What will freedom look like when we free our minds? What will it look like when we stop thinking, moving, and hating like them?
This is a strange time that we find ourselves in. After two years of holding our breath hoping for a cure or for the virus to simply disappear, we are in a peculiar place. I feel hopeless as I watch our black youth languish. There are so many jobs going unfilled, and that would be okay if our youth were electing to further their education. But I see so many young people smoking their lives away, not going to school or working. So many are slipping through the system headed for incarceration, poverty, and/or an early death. How can we save the young people that were meant to fulfil the promise of a well-lived life? A life lived free…free from racism, self-hatred, colorism, limitations, fear, lack…
In the 1960s and 70s the youth were the hope for a better future for all of us. The Black National Anthem, Lift Every Voice, and songs like, To Be Young, Gifted and Black, Say it Loud, I’m Black and I’m Proud, were played often. The lyrics soaked into my skin making me proud to be black, making me believe that I was young and gifted. What songs do our youth hear now? Where is there beacon of hope? What are we collectively telling the youth of today?
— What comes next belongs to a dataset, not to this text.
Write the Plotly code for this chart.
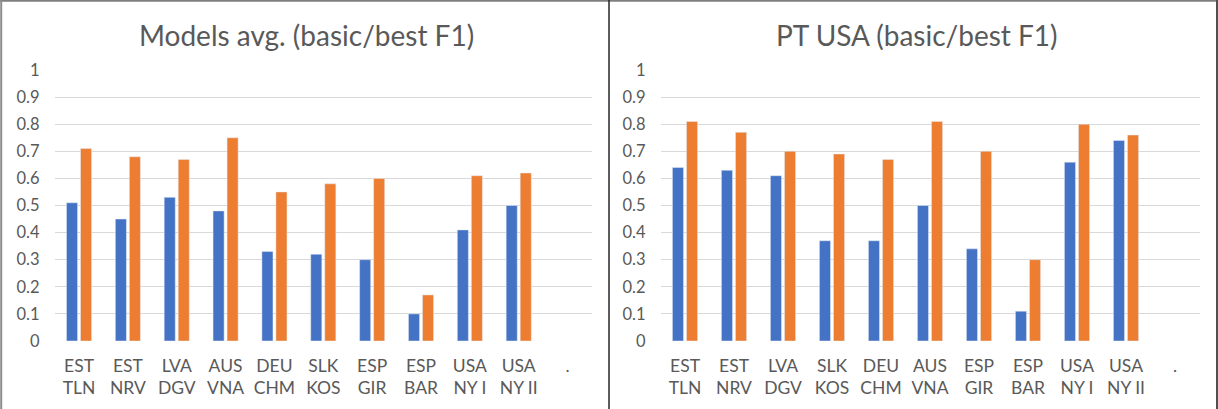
import plotly.graph_objects as go

W, H = 1218, 409

cats_left = ["EST<br>TLN", "EST<br>NRV", "LVA<br>DGV", "AUS<br>VNA", "DEU<br>CHM", "SLK<br>KOS",
             "ESP<br>GIR", "ESP<br>BAR", "USA<br>NY I", "USA<br>NY II", "."]
basic_left = [0.51, 0.45, 0.53, 0.48, 0.33, 0.32, 0.30, 0.10, 0.41, 0.50, None]
best_left = [0.71, 0.68, 0.67, 0.75, 0.55, 0.58, 0.60, 0.17, 0.61, 0.62, None]

cats_right = ["EST<br>TLN", "EST<br>NRV", "LVA<br>DGV", "SLK<br>KOS", "DEU<br>CHM", "AUS<br>VNA",
              "ESP<br>GIR", "ESP<br>BAR", "USA<br>NY I", "USA<br>NY II", "."]
basic_right = [0.64, 0.63, 0.61, 0.37, 0.37, 0.50, 0.34, 0.11, 0.66, 0.74, None]
best_right = [0.81, 0.77, 0.70, 0.69, 0.67, 0.81, 0.70, 0.30, 0.80, 0.76, None]

title_left = "Models avg. (basic/best F1)"
title_right = "PT USA (basic/best F1)"
y_ticks = [0, 0.1, 0.2, 0.3, 0.4, 0.5, 0.6, 0.7, 0.8, 0.9, 1]
y_ticktext = ["0", "0.1", "0.2", "0.3", "0.4", "0.5", "0.6", "0.7", "0.8", "0.9", "1"]

BLUE = "#4472C4"
ORANGE = "#ED7D31"
TXT = "#595959"
GRID = "#D9D9D9"
FONT = "Lato"

fig = go.Figure()
fig.add_bar(x=cats_left, y=basic_left, marker_color=BLUE, xaxis="x", yaxis="y", name="basic")
fig.add_bar(x=cats_left, y=best_left, marker_color=ORANGE, xaxis="x", yaxis="y", name="best")
fig.add_bar(x=cats_right, y=basic_right, marker_color=BLUE, xaxis="x2", yaxis="y2", name="basic")
fig.add_bar(x=cats_right, y=best_right, marker_color=ORANGE, xaxis="x2", yaxis="y2", name="best")

def px(x):
    return x / W

def py(y):
    return 1 - y / H

ydom = [py(341), py(70)]
xcommon = dict(type="category", showgrid=False, showline=False, ticks="", automargin=False,
               tickfont=dict(family=FONT, size=17.5, color=TXT), ticklabelstandoff=12,
               fixedrange=True)
ycommon = dict(range=[0, 1], tickvals=y_ticks, ticktext=y_ticktext, showgrid=True,
               gridcolor=GRID, gridwidth=1, zeroline=False, showline=False, ticks="",
               automargin=False,
               tickfont=dict(family=FONT, size=16.5, color=TXT), ticklabelstandoff=14,
               fixedrange=True)

fig.update_layout(
    width=W, height=H,
    margin=dict(l=0, r=0, t=0, b=0, pad=0, autoexpand=False),
    paper_bgcolor="white", plot_bgcolor="white",
    showlegend=False,
    barmode="group", bargap=0.426, bargroupgap=0.21,
    xaxis=dict(domain=[px(54.6), px(592)], anchor="y", **xcommon),
    yaxis=dict(domain=ydom, anchor="x", **ycommon),
    xaxis2=dict(domain=[px(660.5), px(1199.5)], anchor="y2", **xcommon),
    yaxis2=dict(domain=ydom, anchor="x2", **ycommon),
    font=dict(family=FONT, color=TXT),
    annotations=[
        dict(text=title_left, x=px(306), y=py(35), xref="paper", yref="paper",
             xanchor="center", yanchor="middle", showarrow=False,
             font=dict(family=FONT, size=28, color=TXT)),
        dict(text=title_right, x=px(917), y=py(35), xref="paper", yref="paper",
             xanchor="center", yanchor="middle", showarrow=False,
             font=dict(family=FONT, size=28, color=TXT)),
    ],
    shapes=[
        dict(type="line", xref="paper", yref="paper", x0=0, x1=1, y0=py(0.8), y1=py(0.8),
             line=dict(color="#7F7F7F", width=2)),
        dict(type="line", xref="paper", yref="paper", x0=px(1.2), x1=px(1.2), y0=0, y1=1,
             line=dict(color="#8C8C8C", width=2)),
        dict(type="line", xref="paper", yref="paper", x0=px(609), x1=px(609), y0=0, y1=1,
             line=dict(color="#262626", width=1.5)),
        dict(type="line", xref="paper", yref="paper", x0=px(1217), x1=px(1217), y0=0, y1=1,
             line=dict(color="#505050", width=2)),
    ],
)

post = (
    "document.documentElement.style.overflow='hidden';"
    "document.body.style.margin='0';"
    "document.body.style.overflow='hidden';"
)

fig.write_html("out.html", config={"displayModeBar": False}, post_script=post)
There are many young black people that have themselves together, but I’m speaking on the ones that society has cast aside. We cannot afford to let them be consigned to a life that will continue the generational curses that was birth in the institution of slavery. To do so will only harm us all.
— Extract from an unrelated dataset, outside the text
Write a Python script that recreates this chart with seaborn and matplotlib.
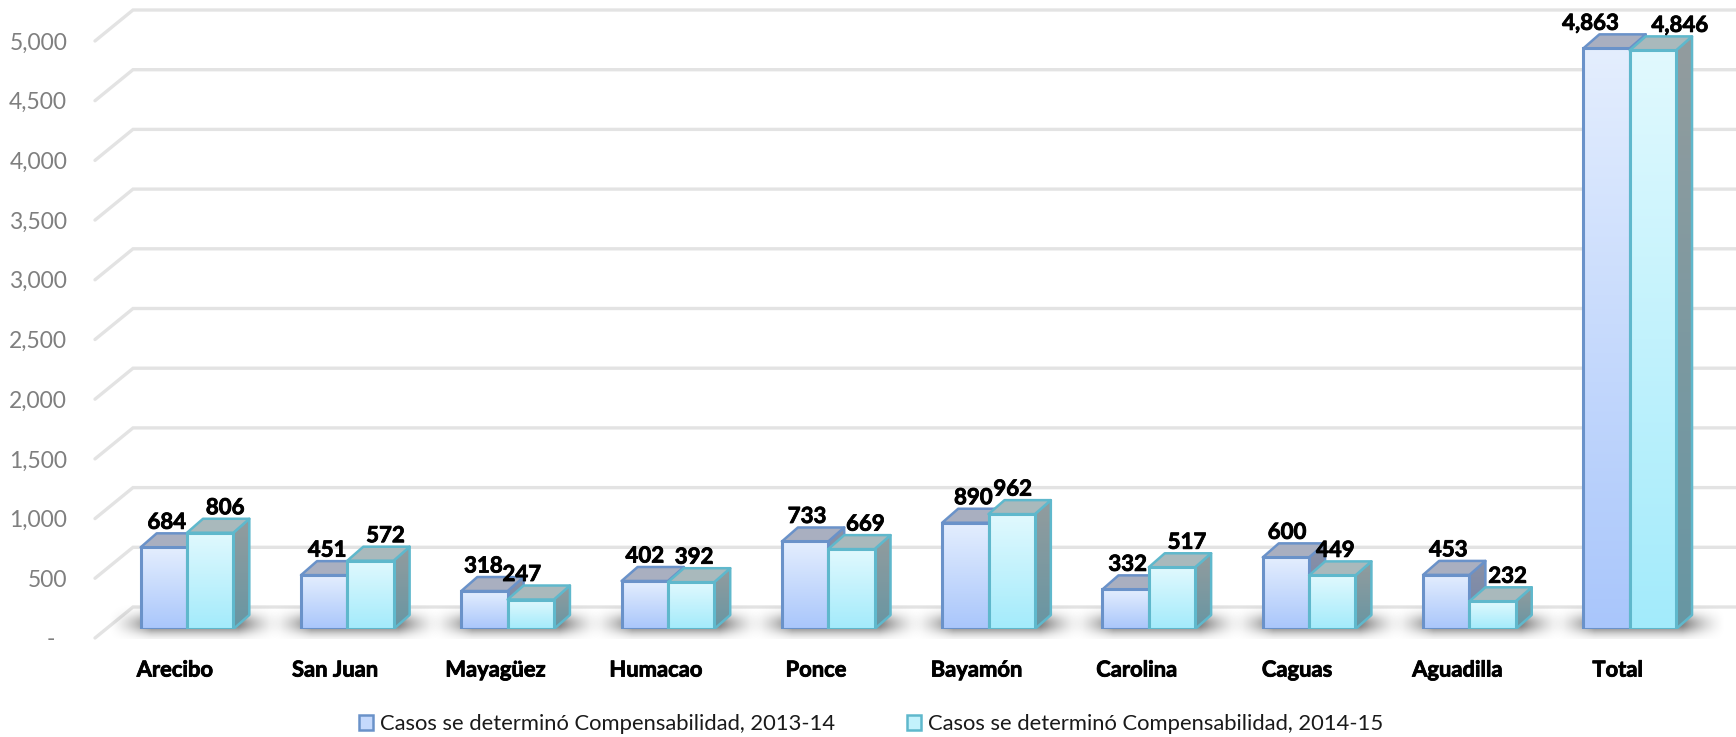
import numpy as np
import pandas as pd
import matplotlib
matplotlib.use("Agg")
import matplotlib.pyplot as plt
import matplotlib.patheffects as pe
from matplotlib.colors import LinearSegmentedColormap
from matplotlib.patches import Patch, Polygon
import seaborn as sns

categories = ["Arecibo", "San Juan", "Mayagüez", "Humacao", "Ponce", "Bayamón",
              "Carolina", "Caguas", "Aguadilla", "Total"]
series_names = ["Casos se determinó Compensabilidad, 2013-14",
                "Casos se determinó Compensabilidad, 2014-15"]
values_1314 = [684, 451, 318, 402, 733, 890, 332, 600, 453, 4863]
values_1415 = [806, 572, 247, 392, 669, 962, 517, 449, 232, 4846]
y_ticks = [0, 500, 1000, 1500, 2000, 2500, 3000, 3500, 4000, 4500, 5000]

# styling / layout (pixels)
W, H = 1736, 737
PX_PER_UNIT = 0.1194
PX_PER_CAT = 160.3
FIRST_CENTER = 187
LEFT = 95
FLOOR_FRONT = H - 638
BAR_BASE = H - 629
WALL_DX, WALL_DY = 38, 31
BAR_DX, BAR_DY = 16, 14
LABEL_UP = 25
XLABEL_SHIFT = 12
label_dx_1314 = [3, 3, -1, 0, 2, 8, 2, 1, 2, -16]
label_dx_1415 = [15, 15, -9, 3, 14, 1, 15, 3, 15, 27]
embolden = [pe.withStroke(linewidth=0.6, foreground="black")]

sns.set_theme(style="white")
plt.rcParams["font.family"] = ["Lato", "DejaVu Sans"]

df = pd.DataFrame({
    "Región": categories * 2,
    "Casos": values_1314 + values_1415,
    "Serie": [series_names[0]] * len(categories) + [series_names[1]] * len(categories),
})

fig = plt.figure(figsize=(W / 100, H / 100), dpi=100, facecolor="white")
xlim = ((LEFT - FIRST_CENTER) / PX_PER_CAT, (W - FIRST_CENTER) / PX_PER_CAT)

# wall + floor axes: carries the value ticks and gridlines
ax_wall = fig.add_axes([LEFT / W, FLOOR_FRONT / H, (W - LEFT) / W, (H - FLOOR_FRONT) / H])
ax_wall.set_xlim(*xlim)
ax_wall.set_ylim(0, (H - FLOOR_FRONT) / PX_PER_UNIT)
for s in ax_wall.spines.values():
    s.set_visible(False)
ax_wall.set_xticks([])
ax_wall.set_yticks(y_ticks)
ax_wall.set_yticklabels([f"{v:,}" if v else "-  " for v in y_ticks],
                        fontsize=16.5, color="#7f7f7f")
ax_wall.tick_params(axis="y", length=0, pad=20)
for v in y_ticks:
    vb = v + WALL_DY / PX_PER_UNIT
    ax_wall.plot([xlim[0], xlim[0] + WALL_DX / PX_PER_CAT, xlim[1]], [v, vb, vb],
                 color="#e3e3e3", lw=2.4, solid_joinstyle="miter", zorder=1, clip_on=False)

# bars axes
ax = fig.add_axes([LEFT / W, BAR_BASE / H, (W - LEFT) / W, (H - BAR_BASE) / H])
ax.patch.set_alpha(0)
sns.barplot(data=df, x="Región", y="Casos", hue="Serie", hue_order=series_names,
            order=categories, width=0.578, gap=0, dodge=True, legend=False, ax=ax,
            palette=["#c5d9fc", "#c3f2fc"], saturation=1, errorbar=None)
ylim = (0, (H - BAR_BASE) / PX_PER_UNIT)
ax.set_xticks(np.arange(len(categories)) - XLABEL_SHIFT / PX_PER_CAT, categories)
ax.set_xlim(*xlim)
ax.set_ylim(*ylim)
ax.set_autoscale_on(False)
for s in ax.spines.values():
    s.set_visible(False)
ax.set_xlabel("")
ax.set_ylabel("")
ax.set_yticks([])
ax.tick_params(axis="x", length=0, pad=22)
for t in ax.get_xticklabels():
    t.set_fontweight("bold")
    t.set_fontsize(15.8)
    t.set_color("black")
    t.set_path_effects(embolden)

# floor shadows
sx = np.linspace(-1, 1, 200)
sy = np.linspace(0, 1, 60)
xx, yy = np.meshgrid(sx, sy)
ax_alpha = np.clip((1 - np.abs(xx)) / 0.5, 0, 1) ** 1.6
ay_alpha = np.exp(-((yy - 0.55) / 0.30) ** 2)
shadow = np.zeros(xx.shape + (4,))
shadow[..., 3] = 0.5 * ax_alpha * ay_alpha
for i in range(len(categories)):
    ax.imshow(shadow, extent=[i - 88 / PX_PER_CAT + 0.05, i + 88 / PX_PER_CAT + 0.05,
                              -10 / PX_PER_UNIT, 24 / PX_PER_UNIT],
              origin="upper", aspect="auto", zorder=1, interpolation="bilinear", clip_on=False)

cmap_front = [LinearSegmentedColormap.from_list("f0", ["#e4eefe", "#a9c6fb"]),
              LinearSegmentedColormap.from_list("f1", ["#e1f9fe", "#a3ebfb"])]
cmap_side = [LinearSegmentedColormap.from_list("s0", ["#8b91a6", "#6f85ab"]),
             LinearSegmentedColormap.from_list("s1", ["#939c9e", "#6796a3"])]
top_col = ["#a9afc0", "#a9b9bc"]
edge_col = ["#6a92c9", "#5fb8cc"]
grad = np.linspace(0, 1, 256).reshape(-1, 1)

dx_u = BAR_DX / PX_PER_CAT
dy_u = BAR_DY / PX_PER_UNIT
bars = ax.patches[:]
n = len(categories)
z = 3
for sidx in range(2):
    offs = [label_dx_1314, label_dx_1415][sidx]
    for i in range(n):
        p = bars[sidx * n + i]
        x0, w, h = p.get_x(), p.get_width(), p.get_height()
        x1 = x0 + w
        side = Polygon([(x1, 0), (x1 + dx_u, dy_u), (x1 + dx_u, h + dy_u), (x1, h)],
                       closed=True, facecolor="none", edgecolor=edge_col[sidx], lw=1.8,
                       joinstyle="round", zorder=z + 1)
        ax.add_patch(side)
        im = ax.imshow(grad, extent=[x1, x1 + dx_u, 0, h + dy_u], origin="upper", aspect="auto",
                       cmap=cmap_side[sidx], zorder=z)
        im.set_clip_path(side)
        ax.add_patch(Polygon([(x0, h), (x0 + dx_u, h + dy_u), (x1 + dx_u, h + dy_u), (x1, h)],
                             closed=True, facecolor=top_col[sidx], edgecolor=edge_col[sidx],
                             lw=1.8, joinstyle="round", zorder=z + 1))
        ax.imshow(grad, extent=[x0, x1, 0, h], origin="upper", aspect="auto",
                  cmap=cmap_front[sidx], zorder=z + 2)
        p.set_facecolor("none")
        p.set_edgecolor(edge_col[sidx])
        p.set_linewidth(2.2)
        p.set_zorder(z + 3)
        ax.text((x0 + x1) / 2 + offs[i] / PX_PER_CAT, h + LABEL_UP / PX_PER_UNIT, f"{int(h):,}",
                ha="center", va="center", fontsize=16, fontweight="bold", color="black", zorder=60,
                path_effects=embolden)
    z += 6 if sidx == 0 else 0

handles = [Patch(facecolor="#c5d9fc", edgecolor=edge_col[0], lw=1.8),
           Patch(facecolor="#c3f2fc", edgecolor=edge_col[1], lw=1.8)]
fig.legend(handles, series_names, ncol=2, loc="center", bbox_to_anchor=(871 / W, 1 - 724 / H),
           frameon=False, fontsize=15.8, handlelength=0.65, handleheight=0.65,
           handletextpad=0.3, columnspacing=3.3, labelcolor="#1a1a1a")

fig.savefig("out.png", dpi=100, facecolor="white")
I wish we could establish free cultural centers where our youth are required to attend on Saturday mornings to learn our history. All of our history, which includes African history. The history of the slave trade and Africa’s participation in it.
We need to free our minds of all the things that racism planted. We need to know all the valuable things that we contributed to the world. We need to let them know that they came from greatness and that they are valuable. We need to let the youth know that we expect more from them because they are the legacy. Our ancestors survived so that we could be free, so giving up on life cannot be an option.
Although I may feel hopeless at times I’m never without hope. We are a strong people, and we have survived horrific things. If we studied our history, we would see that since emancipation this country has had its knee on our necks trying to end our lives. We as a people cannot participate in the ending of our own lives. Knowledge is indeed power.
We have to be willing to work on change without waiting for others. Change starts with yourself and then spreads outward to others.